A strong hybrid architecture usually looks like this:
- Run keyword search to catch exact matches, rare entities, and structured fields.
- Run semantic search to catch paraphrases and intent.
- Merge or rerank the candidate set.
- Use metadata filters, freshness boosts, or business rules to keep results grounded.
This approach protects you from the classic failure modes of both systems. Keyword search stops semantic search from floating off into the clouds. Semantic search stops keyword search from acting like a stubborn intern who only listens to the exact wording.
If you are planning a rollout, a complete implementation checklist is worth using so you do not forget the unglamorous parts, like mappings, evaluation sets, and fallback behavior. Those details are not sexy, but they are usually the difference between a decent demo and a search experience people actually use.
How to choose the right approach
A practical decision table beats a philosophical debate every time.
| Situation | Best starting point | Why |
|---|---|---|
| Exact IDs, part numbers, or codes | Keyword search | Precision is the whole point |
| Users ask conversational questions | Semantic search | Intent matters more than wording |
| Filters, facets, and sorting are core UX | Keyword search | Metadata does most of the work |
| Support docs or knowledge base search | Hybrid search | Exact terms plus meaning both matter |
| Tight budget or quick MVP | Keyword search first | Simpler to build and tune |
| Large content library with vague queries | Hybrid or semantic | Better long-tail relevance |
If you need a one-line rule, use this: start with keyword search when the user must be right about the words, and semantic search when the user is probably right about the idea. If both are true, build hybrid search.
How to evaluate whether it actually improved search
This is the part people skip, then wonder why users are still unhappy.
Do not judge relevance by vibes. Measure it.
Useful metrics include:
- Precision@k: how many of the top results are relevant
- Recall@k: how many relevant results you managed to surface
- MRR: how quickly the first good result appears
- NDCG: how well the ranking handles graded relevance
- Zero-result rate: how often the engine finds nothing
- Query reformulation rate: how often users have to try again
- Click-through rate and task completion: whether the result actually helped
A strong search test set usually mixes easy queries, weird queries, exact-match queries, and long-tail natural language queries. That mix matters because a system that looks amazing on popular head terms can still be awful on the questions people actually struggle to phrase.
If you are evaluating search for a RAG or assistant experience, the same idea applies. Retrieval quality is not a nice-to-have. It is the whole foundation.
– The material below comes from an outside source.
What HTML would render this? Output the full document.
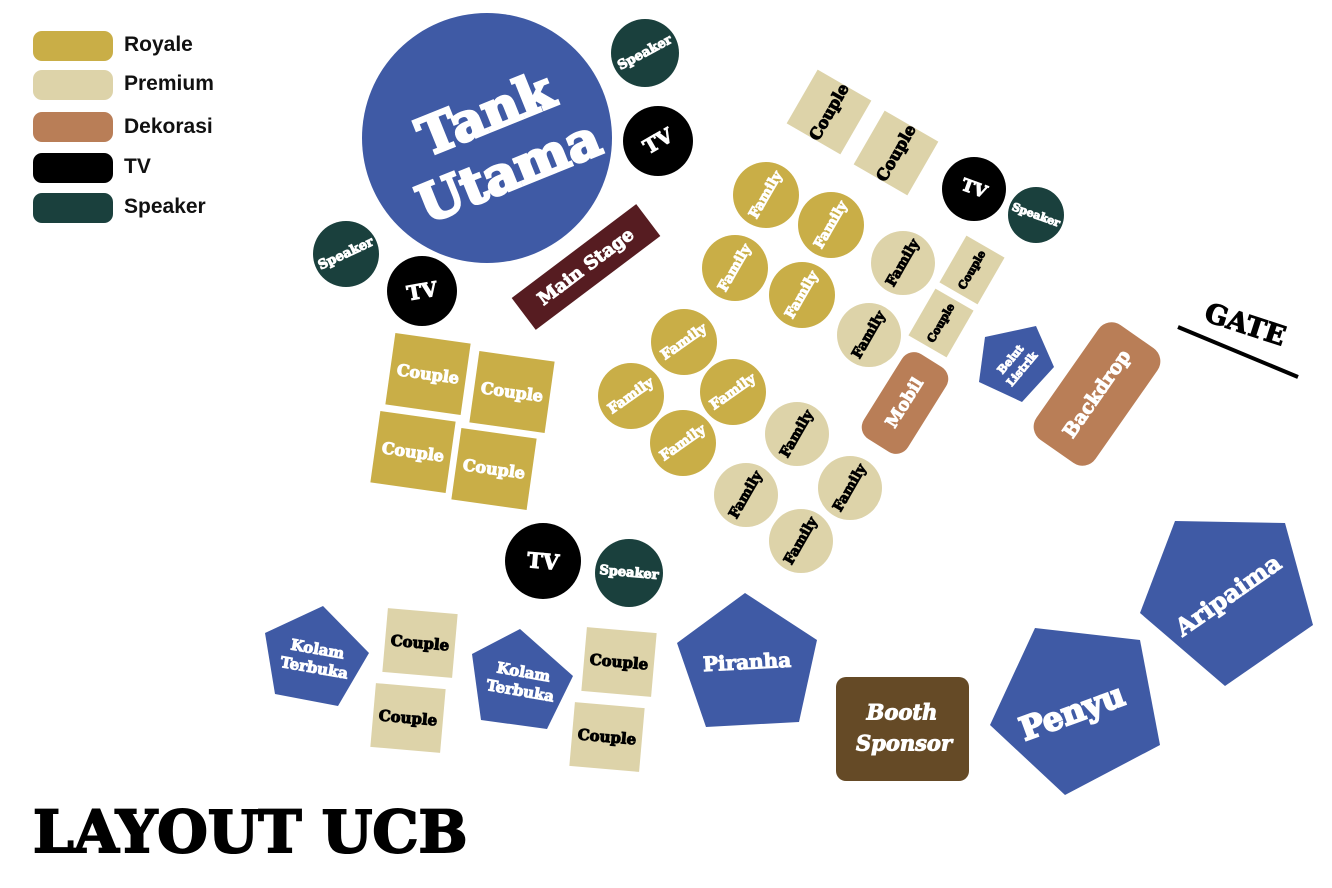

That is why good teams label ground truth queries, compare baselines, and test changes before they ship them to everyone with a keyboard and a complaint.
Common traps that make semantic search look worse than it is
Semantic search is not magic. It can fail in ways that are sneakier than keyword search failures.
Watch out for:
- stale embeddings after major content changes
- poor chunking that slices meaning into confetti
- weak or missing metadata filters
- domain jargon that the model does not understand well
- over-reliance on semantic similarity when exact match should dominate
- privacy or governance issues that limit what can be indexed
The classic mistake is to treat semantic search like a replacement for information design. It is not. If the content is badly structured, the taxonomy is chaotic, or the filters are missing, semantic search becomes an expensive guessing game.
When relevance gets weird, debugging usually starts with the basics: what was indexed, how was it chunked, what embeddings were used, what filters were applied, and what was boosted or suppressed. If that sounds like a lot, it is. Search is one of those systems where the boring parts matter the most. If you need a debugging mindset for messy rollouts, the troubleshooting reference guide is a handy companion because the same discipline that fixes automation bugs also fixes relevance bugs.
So which one should you use?
If you want the short answer, here it is.
- Choose keyword search if you need exactness, transparency, cheap infrastructure, and strong control over structured fields.
- Choose semantic search if your users ask natural language questions, your content is rich in prose, and meaning matters more than exact wording.
- Choose hybrid search if you want the most realistic answer for modern products, especially when exact entities and intent both matter.
My bias is simple: if you are building a serious search experience, hybrid should be your default target. Keyword search gives you the bones. Semantic search gives you the brains. Together, they give you something users do not have to fight with.
The best search systems do not make users learn the machine’s vocabulary. They learn the user’s vocabulary, then quietly do the hard work behind the scenes.
FAQ
Is semantic search better than keyword search?
Not universally. Semantic search is better for intent-heavy queries, but keyword search is better for exact terms, filters, and structured data. The best choice depends on the job.
Can semantic search replace keyword search?
Usually no. Semantic search is powerful, but exact matching still matters for IDs, names, codes, and filter-heavy workflows. Most strong systems keep keyword search in the loop.
Is vector search the same as semantic search?
Not exactly. Vector search is the retrieval method that finds similar embeddings. Semantic search is the broader experience built on top of that method, often with reranking, filters, and business logic.
What is hybrid search?
Hybrid search combines keyword and semantic retrieval so you can capture both exact matches and conceptual matches. For many real-world apps, it is the most balanced approach.
When should I use each one first?
If your users search with exact words, start with keyword search. If they search like they speak, start with semantic search. If you need both, build hybrid from the start if you can.